• DATA SUPPLIED
--

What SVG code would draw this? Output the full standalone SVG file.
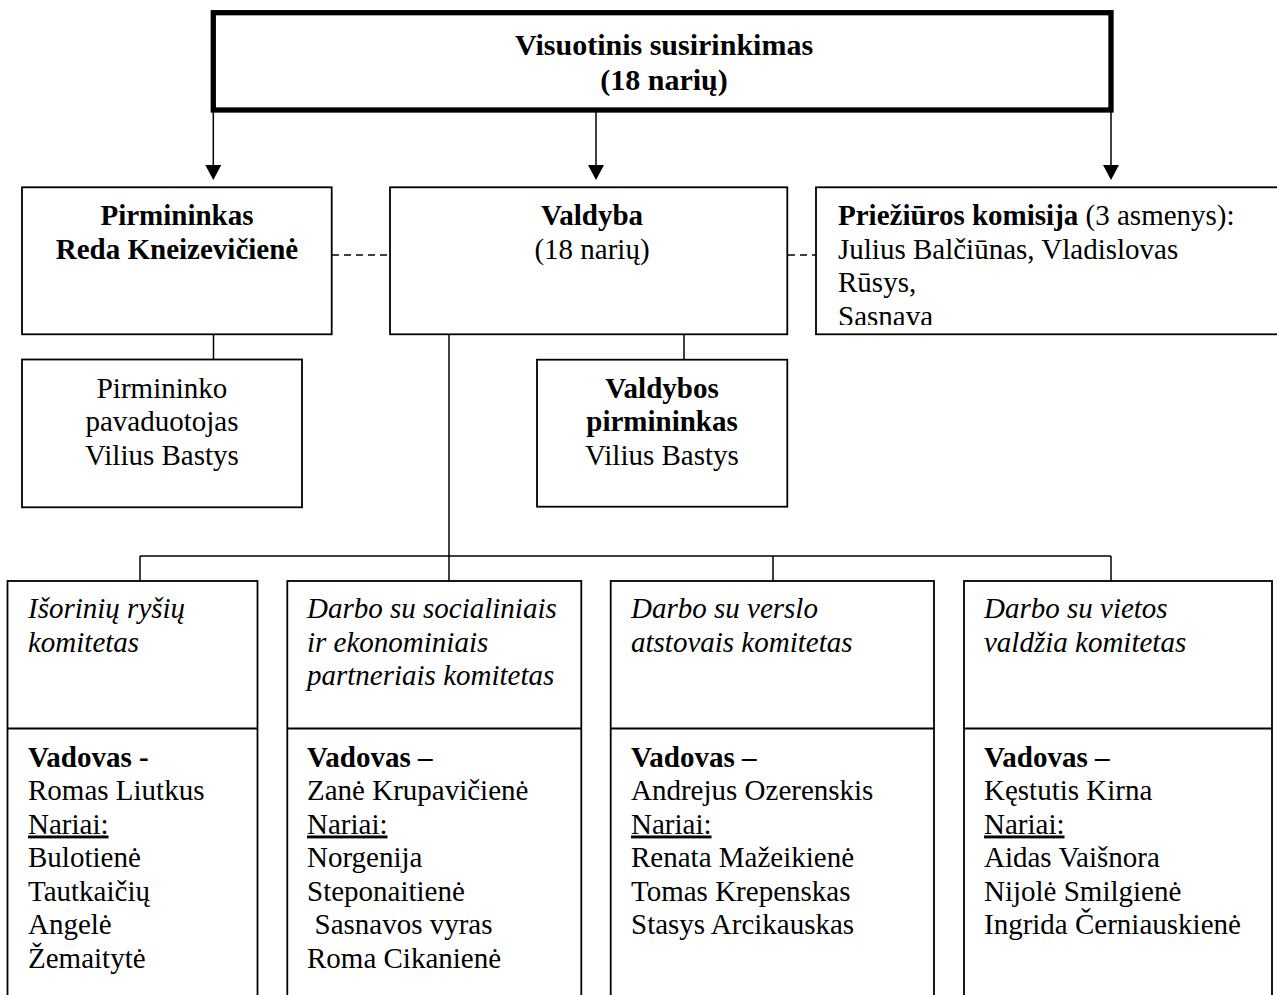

--

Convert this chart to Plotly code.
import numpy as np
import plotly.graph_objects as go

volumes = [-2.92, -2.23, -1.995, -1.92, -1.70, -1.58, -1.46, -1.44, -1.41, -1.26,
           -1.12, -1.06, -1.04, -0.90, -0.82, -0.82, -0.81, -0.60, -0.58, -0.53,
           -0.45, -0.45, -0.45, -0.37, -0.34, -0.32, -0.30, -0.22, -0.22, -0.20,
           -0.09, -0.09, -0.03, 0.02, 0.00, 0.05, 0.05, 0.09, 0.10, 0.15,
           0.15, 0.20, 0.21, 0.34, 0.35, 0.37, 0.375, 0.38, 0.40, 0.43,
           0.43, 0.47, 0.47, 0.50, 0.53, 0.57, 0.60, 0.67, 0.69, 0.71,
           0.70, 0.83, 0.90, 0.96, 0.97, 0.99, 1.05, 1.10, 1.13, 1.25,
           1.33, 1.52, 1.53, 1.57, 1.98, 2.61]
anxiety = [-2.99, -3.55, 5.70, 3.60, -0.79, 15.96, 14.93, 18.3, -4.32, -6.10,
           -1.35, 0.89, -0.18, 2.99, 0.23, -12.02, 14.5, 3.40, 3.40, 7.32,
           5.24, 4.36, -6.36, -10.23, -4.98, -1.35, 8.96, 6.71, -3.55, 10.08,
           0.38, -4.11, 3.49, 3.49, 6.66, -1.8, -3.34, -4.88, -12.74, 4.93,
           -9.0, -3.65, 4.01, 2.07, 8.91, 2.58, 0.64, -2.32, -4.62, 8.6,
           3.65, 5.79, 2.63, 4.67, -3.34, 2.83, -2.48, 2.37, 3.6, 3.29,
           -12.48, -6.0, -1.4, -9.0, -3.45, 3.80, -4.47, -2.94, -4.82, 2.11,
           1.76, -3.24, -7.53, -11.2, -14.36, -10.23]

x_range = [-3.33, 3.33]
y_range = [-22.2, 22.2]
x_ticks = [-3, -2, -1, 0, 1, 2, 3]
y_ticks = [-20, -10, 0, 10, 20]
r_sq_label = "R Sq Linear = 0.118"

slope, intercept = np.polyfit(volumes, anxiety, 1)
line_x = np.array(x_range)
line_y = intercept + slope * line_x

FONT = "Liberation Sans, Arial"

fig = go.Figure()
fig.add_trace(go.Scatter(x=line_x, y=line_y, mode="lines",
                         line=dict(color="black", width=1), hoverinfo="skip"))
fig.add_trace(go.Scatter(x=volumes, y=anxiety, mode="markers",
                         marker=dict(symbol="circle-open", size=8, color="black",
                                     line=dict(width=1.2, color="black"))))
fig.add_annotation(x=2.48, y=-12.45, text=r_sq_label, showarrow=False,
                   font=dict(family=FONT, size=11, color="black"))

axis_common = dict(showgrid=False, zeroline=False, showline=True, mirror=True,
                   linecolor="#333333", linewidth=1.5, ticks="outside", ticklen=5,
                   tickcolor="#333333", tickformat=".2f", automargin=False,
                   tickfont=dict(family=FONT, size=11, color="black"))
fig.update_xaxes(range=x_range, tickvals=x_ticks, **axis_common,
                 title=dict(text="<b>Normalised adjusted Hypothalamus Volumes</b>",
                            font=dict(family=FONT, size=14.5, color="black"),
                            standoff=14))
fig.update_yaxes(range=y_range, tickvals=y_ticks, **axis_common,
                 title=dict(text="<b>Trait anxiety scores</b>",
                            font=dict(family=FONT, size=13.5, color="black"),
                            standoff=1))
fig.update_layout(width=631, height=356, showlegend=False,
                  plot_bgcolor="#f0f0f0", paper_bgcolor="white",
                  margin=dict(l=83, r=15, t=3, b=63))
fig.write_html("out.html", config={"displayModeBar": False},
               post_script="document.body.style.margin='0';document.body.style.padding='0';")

--

• WHAT YOU NEED TO DO
Exact duplication is required for the lines above, from the line that contains "Convert this chart to Plotly code." to the line that contains "import plotly.graph_objects as go", inclusive; omit all others.

• ANSWER
Convert this chart to Plotly code.
import numpy as np
import plotly.graph_objects as go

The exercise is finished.